To find the vector \( \mathbf{b} \) given the conditions \( \mathbf{a} = (1, -1, 1) \), \( \mathbf{a} \cdot \mathbf{b} = 0 \), and \( \mathbf{a} \times \mathbf{b} = \mathbf{c} \) where \( \mathbf{c} = (-2, -1, 1) \), we can follow these steps: ### Step 1: Set Up the Vector \( \mathbf{b} \) Let \( \mathbf{b} = (b_1, b_2, b_3) \).

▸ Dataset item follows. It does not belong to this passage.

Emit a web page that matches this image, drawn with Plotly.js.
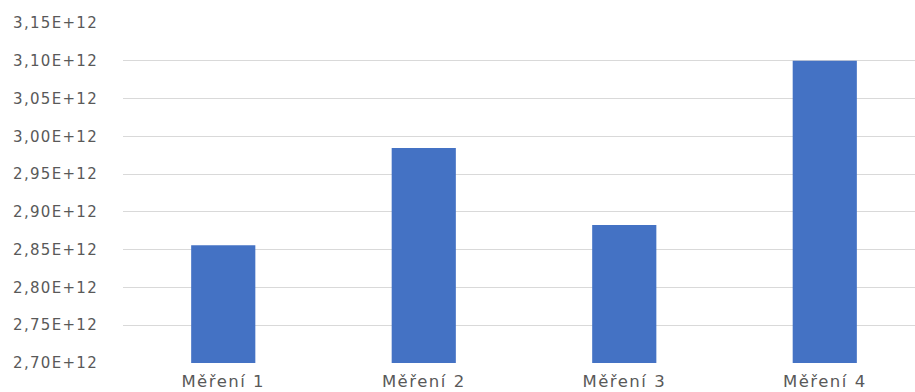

We know that \( \mathbf{a} \cdot \mathbf{b} = 0 \). ### Step 2: Calculate the Dot Product The dot product \( \mathbf{a} \cdot \mathbf{b} \) is calculated as follows: \[ \mathbf{a} \cdot \mathbf{b} = 1 \cdot b_1 + (-1) \cdot b_2 + 1 \cdot b_3 = b_1 - b_2 + b_3 \] Setting this equal to zero gives us the equation: \[ b_1 - b_2 + b_3 = 0 \quad \text{(Equation 1)} \] ### Step 3: Calculate the Cross Product Next, we calculate the cross product \( \mathbf{a} \times \mathbf{b} \): \[ \mathbf{a} \times \mathbf{b} = \begin{vmatrix} \mathbf{i} & \mathbf{j} & \mathbf{k} \\ 1 & -1 & 1 \\ b_1 & b_2 & b_3 \end{vmatrix} \] This determinant expands to: \[ \mathbf{a} \times \mathbf{b} = \mathbf{i}((-1) b_3 - 1 b_2) - \mathbf{j}(1 b_3 - 1 b_1) + \mathbf{k}(1 b_2 + 1 b_1) \] Simplifying gives: \[ \mathbf{a} \times \mathbf{b} = (-b_3 - b_2, -b_3 + b_1, b_2 + b_1) \] Setting this equal to \( \mathbf{c} = (-2, -1, 1) \) gives us three equations: 1. \(-b_3 - b_2 = -2\) (Equation 2) 2. \(-b_3 + b_1 = -1\) (Equation 3) 3. \(b_2 + b_1 = 1\) (Equation 4) ### Step 4: Solve the System of Equations Now we have four equations: 1. \(b_1 - b_2 + b_3 = 0\) (Equation 1) 2. \(-b_3 - b_2 = -2\) (Equation 2) 3. \(-b_3 + b_1 = -1\) (Equation 3) 4. \(b_2 + b_1 = 1\) (Equation 4) From Equation 2: \[ b_3 + b_2 = 2 \implies b_3 = 2 - b_2 \quad \text{(Substituting into Equation 1)} \] Substituting \( b_3 \) into Equation 1: \[ b_1 - b_2 + (2 - b_2) = 0 \implies b_1 - 2b_2 + 2 = 0 \implies b_1 = 2b_2 - 2 \quad \text{(Equation 5)} \] Now substituting Equation 5 into Equation 4: \[ b_2 + (2b_2 - 2) = 1 \implies 3b_2 - 2 = 1 \implies 3b_2 = 3 \implies b_2 = 1 \] ### Step 5: Find \( b_1 \) and \( b_3 \) Using \( b_2 = 1 \) in Equation 5: \[ b_1 = 2(1) - 2 = 0 \] Using \( b_2 = 1 \) in the expression for \( b_3 \): \[ b_3 = 2 - 1 = 1 \] ### Final Result Thus, the vector \( \mathbf{b} \) is: \[ \mathbf{b} = (0, 1, 1) \]